Given instruction:
Make an exact copy of the lines, leaving the pictures out.

Provided data:
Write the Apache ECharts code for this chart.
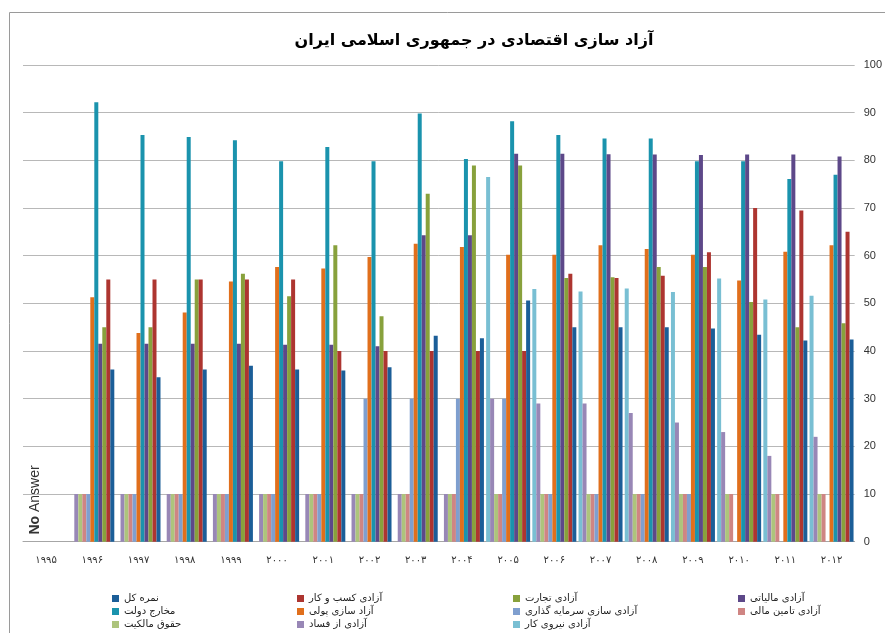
<!DOCTYPE html>
<html>
<head>
<meta charset="utf-8">
<script src="https://cdn.jsdelivr.net/npm/echarts@6/dist/echarts.min.js"></script>
<style>
  html, body { margin: 0; padding: 0; background: #fff; }
  #chart { width: 885px; height: 633px; }
</style>
</head>
<body>
<div id="chart"></div>
<script>
const years = ['۱۹۹۵', '۱۹۹۶', '۱۹۹۷', '۱۹۹۸', '۱۹۹۹', '۲۰۰۰', '۲۰۰۱', '۲۰۰۲', '۲۰۰۳',
  '۲۰۰۴', '۲۰۰۵', '۲۰۰۶', '۲۰۰۷', '۲۰۰۸', '۲۰۰۹', '۲۰۱۰', '۲۰۱۱', '۲۰۱۲'];

// one array per index, 1995 .. 2012 (null = no bar)
const overall = [null, 36.1, 34.5, 36.1, 36.9, 36.1, 35.9, 36.6, 43.2, 42.7, 50.6, 45.0, 45.0, 45.0, 44.7, 43.4, 42.2, 42.4];
const business = [null, 55, 55, 55, 55, 55, 40, 40, 40, 40, 40, 56.2, 55.3, 55.8, 60.7, 70.0, 69.5, 65.0];
const trade = [null, 45, 45, 55, 56.2, 51.5, 62.2, 47.3, 73.0, 78.9, 78.9, 55.3, 55.5, 57.6, 57.6, 50.3, 45.0, 45.8];
const fiscal = [null, 41.5, 41.5, 41.5, 41.5, 41.3, 41.3, 41.0, 64.3, 64.3, 81.4, 81.4, 81.3, 81.2, 81.1, 81.2, 81.2, 80.8];
const government = [null, 92.2, 85.3, 84.9, 84.2, 79.8, 82.8, 79.8, 89.8, 80.3, 88.2, 85.3, 84.6, 84.6, 79.8, 79.8, 76.1, 77.0];
const monetary = [null, 51.3, 43.8, 48.1, 54.6, 57.6, 57.3, 59.7, 62.5, 61.8, 60.2, 60.2, 62.2, 61.4, 60.2, 54.8, 60.8, 62.2];
const investment = [null, 10, 10, 10, 10, 10, 10, 30, 30, 30, 30, 10, 10, 10, 10, null, null, null];
const financial = [null, 10, 10, 10, 10, 10, 10, 10, 10, 10, 10, 10, 10, 10, 10, 10, 10, 10];
const property = [null, 10, 10, 10, 10, 10, 10, 10, 10, 10, 10, 10, 10, 10, 10, 10, 10, 10];
const corruption = [null, 10, 10, 10, 10, 10, 10, 10, 10, 10, 30, 29, 29, 27, 25, 23, 18, 22];
const labor = [null, null, null, null, null, null, null, null, null, null, 76.5, 53.0, 52.5, 53.1, 52.4, 55.2, 50.8, 51.6];

const yTicks = [0, 10, 20, 30, 40, 50, 60, 70, 80, 90, 100];

// legend order (series drawn right to left inside a group)
const seriesList = [
  { name: 'نمره کل', data: overall, color: '#1b5e98' },
  { name: 'آزادی کسب و کار', data: business, color: '#ad3530' },
  { name: 'آزادی تجارت', data: trade, color: '#88a13c' },
  { name: 'آزادی مالیاتی', data: fiscal, color: '#5d4889' },
  { name: 'مخارج دولت', data: government, color: '#1a93ad' },
  { name: 'آزاد سازی پولی', data: monetary, color: '#e06f1c' },
  { name: 'آزادی سازی سرمایه گذاری', data: investment, color: '#7f9fcf' },
  { name: 'آزادی تامین مالی', data: financial, color: '#cf8583' },
  { name: 'حقوق مالکیت', data: property, color: '#adc47c' },
  { name: 'آزادی از فساد', data: corruption, color: '#9887b6' },
  { name: 'آزادی نیروی کار', data: labor, color: '#79bfd3' }
];

const legendCols = [
  { x: 112, names: ['نمره کل', 'مخارج دولت', 'حقوق مالکیت'] },
  { x: 297, names: ['آزادی کسب و کار', 'آزاد سازی پولی', 'آزادی از فساد'] },
  { x: 513, names: ['آزادی تجارت', 'آزادی سازی سرمایه گذاری', 'آزادی نیروی کار'] },
  { x: 738, names: ['آزادی مالیاتی', 'آزادی تامین مالی'] }
];

const persianFont = '"DejaVu Sans", sans-serif';

const chart = echarts.init(document.getElementById('chart'), null, { renderer: 'canvas' });

chart.setOption({
  backgroundColor: '#fff',
  animation: false,
  title: {
    text: 'آزاد سازی اقتصادی در جمهوری اسلامی ایران',
    left: 469,
    top: 28,
    textAlign: 'center',
    textStyle: { fontFamily: persianFont, fontSize: 16, fontWeight: 'bold', color: '#000' }
  },
  legend: legendCols.map(col => ({
    orient: 'vertical',
    left: col.x,
    top: 593,
    padding: 0,
    itemWidth: 7,
    itemHeight: 7,
    itemGap: 2,
    icon: 'rect',
    data: col.names,
    textStyle: { fontFamily: persianFont, fontSize: 10, lineHeight: 11, color: '#222' }
  })),
  grid: { left: 23, right: 30, top: 65, bottom: 91.3 },
  xAxis: {
    type: 'category',
    data: years,
    axisLine: { lineStyle: { color: '#a6a6a6' } },
    axisTick: { show: false },
    axisLabel: { fontFamily: persianFont, fontSize: 10, color: '#333', margin: 14 }
  },
  yAxis: {
    type: 'value',
    position: 'right',
    min: yTicks[0],
    max: yTicks[yTicks.length - 1],
    interval: 10,
    axisLine: { show: false },
    axisTick: { show: false },
    axisLabel: { fontFamily: '"Liberation Sans", Arial, sans-serif', fontSize: 11, color: '#333', margin: 9 },
    splitLine: { lineStyle: { color: '#b8b8b8', width: 1 } }
  },
  series: seriesList.slice().reverse().map(s => ({
    name: s.name,
    type: 'bar',
    data: s.data,
    barWidth: 4,
    barGap: '0%',
    itemStyle: { color: s.color }
  })),
  graphic: [
    {
      type: 'rect',
      shape: { x: 9.5, y: 12.5, width: 900, height: 700 },
      style: { fill: 'none', stroke: '#9a9a9a', lineWidth: 1 },
      silent: true
    },
    {
      type: 'text',
      x: 35,
      y: 500,
      rotation: Math.PI / 2,
      style: {
        text: '{b|No} Answer',
        fontFamily: '"Liberation Sans", Arial, sans-serif',
        fontSize: 14,
        fill: '#333',
        align: 'center',
        verticalAlign: 'middle',
        rich: { b: { fontWeight: 'bold', fontSize: 14, fill: '#333' } }
      }
    }
  ]
});
</script>
</body>
</html>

Response:
Write the Apache ECharts code for this chart.
<!DOCTYPE html>
<html>
<head>
<meta charset="utf-8">
<script src="https://cdn.jsdelivr.net/npm/echarts@6/dist/echarts.min.js"></script>
<style>
  html, body { margin: 0; padding: 0; background: #fff; }
  #chart { width: 885px; height: 633px; }
</style>
</head>
<body>
<div id="chart"></div>
<script>
const years = ['۱۹۹۵', '۱۹۹۶', '۱۹۹۷', '۱۹۹۸', '۱۹۹۹', '۲۰۰۰', '۲۰۰۱', '۲۰۰۲', '۲۰۰۳',
  '۲۰۰۴', '۲۰۰۵', '۲۰۰۶', '۲۰۰۷', '۲۰۰۸', '۲۰۰۹', '۲۰۱۰', '۲۰۱۱', '۲۰۱۲'];

// one array per index, 1995 .. 2012 (null = no bar)
const overall = [null, 36.1, 34.5, 36.1, 36.9, 36.1, 35.9, 36.6, 43.2, 42.7, 50.6, 45.0, 45.0, 45.0, 44.7, 43.4, 42.2, 42.4];
const business = [null, 55, 55, 55, 55, 55, 40, 40, 40, 40, 40, 56.2, 55.3, 55.8, 60.7, 70.0, 69.5, 65.0];
const trade = [null, 45, 45, 55, 56.2, 51.5, 62.2, 47.3, 73.0, 78.9, 78.9, 55.3, 55.5, 57.6, 57.6, 50.3, 45.0, 45.8];
const fiscal = [null, 41.5, 41.5, 41.5, 41.5, 41.3, 41.3, 41.0, 64.3, 64.3, 81.4, 81.4, 81.3, 81.2, 81.1, 81.2, 81.2, 80.8];
const government = [null, 92.2, 85.3, 84.9, 84.2, 79.8, 82.8, 79.8, 89.8, 80.3, 88.2, 85.3, 84.6, 84.6, 79.8, 79.8, 76.1, 77.0];
const monetary = [null, 51.3, 43.8, 48.1, 54.6, 57.6, 57.3, 59.7, 62.5, 61.8, 60.2, 60.2, 62.2, 61.4, 60.2, 54.8, 60.8, 62.2];
const investment = [null, 10, 10, 10, 10, 10, 10, 30, 30, 30, 30, 10, 10, 10, 10, null, null, null];
const financial = [null, 10, 10, 10, 10, 10, 10, 10, 10, 10, 10, 10, 10, 10, 10, 10, 10, 10];
const property = [null, 10, 10, 10, 10, 10, 10, 10, 10, 10, 10, 10, 10, 10, 10, 10, 10, 10];
const corruption = [null, 10, 10, 10, 10, 10, 10, 10, 10, 10, 30, 29, 29, 27, 25, 23, 18, 22];
const labor = [null, null, null, null, null, null, null, null, null, null, 76.5, 53.0, 52.5, 53.1, 52.4, 55.2, 50.8, 51.6];

const yTicks = [0, 10, 20, 30, 40, 50, 60, 70, 80, 90, 100];

// legend order (series drawn right to left inside a group)
const seriesList = [
  { name: 'نمره کل', data: overall, color: '#1b5e98' },
  { name: 'آزادی کسب و کار', data: business, color: '#ad3530' },
  { name: 'آزادی تجارت', data: trade, color: '#88a13c' },
  { name: 'آزادی مالیاتی', data: fiscal, color: '#5d4889' },
  { name: 'مخارج دولت', data: government, color: '#1a93ad' },
  { name: 'آزاد سازی پولی', data: monetary, color: '#e06f1c' },
  { name: 'آزادی سازی سرمایه گذاری', data: investment, color: '#7f9fcf' },
  { name: 'آزادی تامین مالی', data: financial, color: '#cf8583' },
  { name: 'حقوق مالکیت', data: property, color: '#adc47c' },
  { name: 'آزادی از فساد', data: corruption, color: '#9887b6' },
  { name: 'آزادی نیروی کار', data: labor, color: '#79bfd3' }
];

const legendCols = [
  { x: 112, names: ['نمره کل', 'مخارج دولت', 'حقوق مالکیت'] },
  { x: 297, names: ['آزادی کسب و کار', 'آزاد سازی پولی', 'آزادی از فساد'] },
  { x: 513, names: ['آزادی تجارت', 'آزادی سازی سرمایه گذاری', 'آزادی نیروی کار'] },
  { x: 738, names: ['آزادی مالیاتی', 'آزادی تامین مالی'] }
];

const persianFont = '"DejaVu Sans", sans-serif';

const chart = echarts.init(document.getElementById('chart'), null, { renderer: 'canvas' });

chart.setOption({
  backgroundColor: '#fff',
  animation: false,
  title: {
    text: 'آزاد سازی اقتصادی در جمهوری اسلامی ایران',
    left: 469,
    top: 28,
    textAlign: 'center',
    textStyle: { fontFamily: persianFont, fontSize: 16, fontWeight: 'bold', color: '#000' }
  },
  legend: legendCols.map(col => ({
    orient: 'vertical',
    left: col.x,
    top: 593,
    padding: 0,
    itemWidth: 7,
    itemHeight: 7,
    itemGap: 2,
    icon: 'rect',
    data: col.names,
    textStyle: { fontFamily: persianFont, fontSize: 10, lineHeight: 11, color: '#222' }
  })),
  grid: { left: 23, right: 30, top: 65, bottom: 91.3 },
  xAxis: {
    type: 'category',
    data: years,
    axisLine: { lineStyle: { color: '#a6a6a6' } },
    axisTick: { show: false },
    axisLabel: { fontFamily: persianFont, fontSize: 10, color: '#333', margin: 14 }
  },
  yAxis: {
    type: 'value',
    position: 'right',
    min: yTicks[0],
    max: yTicks[yTicks.length - 1],
    interval: 10,
    axisLine: { show: false },
    axisTick: { show: false },
    axisLabel: { fontFamily: '"Liberation Sans", Arial, sans-serif', fontSize: 11, color: '#333', margin: 9 },
    splitLine: { lineStyle: { color: '#b8b8b8', width: 1 } }
  },
  series: seriesList.slice().reverse().map(s => ({
    name: s.name,
    type: 'bar',
    data: s.data,
    barWidth: 4,
    barGap: '0%',
    itemStyle: { color: s.color }
  })),
  graphic: [
    {
      type: 'rect',
      shape: { x: 9.5, y: 12.5, width: 900, height: 700 },
      style: { fill: 'none', stroke: '#9a9a9a', lineWidth: 1 },
      silent: true
    },
    {
      type: 'text',
      x: 35,
      y: 500,
      rotation: Math.PI / 2,
      style: {
        text: '{b|No} Answer',
        fontFamily: '"Liberation Sans", Arial, sans-serif',
        fontSize: 14,
        fill: '#333',
        align: 'center',
        verticalAlign: 'middle',
        rich: { b: { fontWeight: 'bold', fontSize: 14, fill: '#333' } }
      }
    }
  ]
});
</script>
</body>
</html>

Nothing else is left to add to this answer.